Curtis White on automotive deaths

3 Comments

  1. Driver training programs haven’t progressed anywhere near the rate at which vehicle safety has… you can still fail your license test if you can’t parallel park. Meanwhile cars can now do that for you.

  2. I can only speak for this area, but the Harrisburg region includes three interstate highways (the Pennsylvania Turnpike, I-81 and I-83), along with suburban arteries and plenty of two-lane rural roads.

    The majority of fatalities are young males (although young females appear to be closing the gap) driving on two-lane rural roads after 11 p.m. Alcohol and a failure to wear safety belts are often involved.

    Given those factors, it’s less about unsafe vehicles and/or road design than on the deceased making poor decisions, and suffering the consequences. That tends to mute the outcry over traffic fatalities. You can take the horse to water…but you can’t always make him buckle his safety belt and not drive under the influence.

    • Geeber, you inspired me to look up the statistics for my state, which is Washington. In 2020 the biggest source of car crashes was by teen drivers, although “distracted-driving” accidents were very close behind. Drunk-driving accidents came in third.
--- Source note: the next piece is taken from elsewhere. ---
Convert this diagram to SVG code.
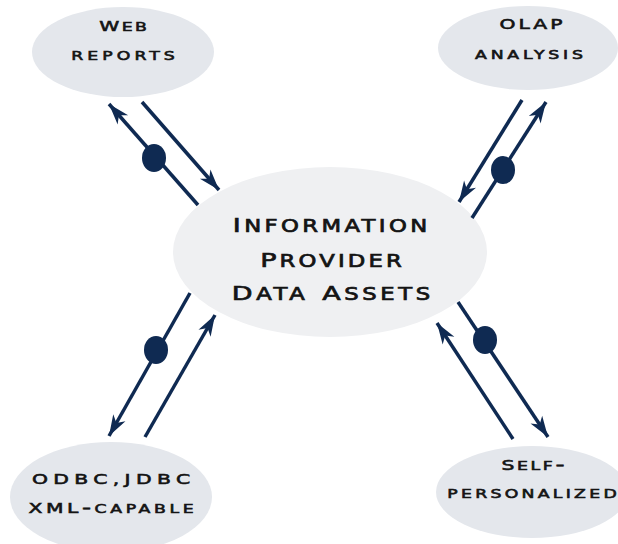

The statistics did not break out the frequency of accidents due to bad weather, which can be a real issue during the winter.

      I live in a semi-rural area eight miles out of town. The main two-lane road into town has five memorials. Only one of the deaths was apparently related to dangerous road design. Even in my neighborhood there was a fatal crash when a young person drove upwards of 90 miles per hour on a winding residential street.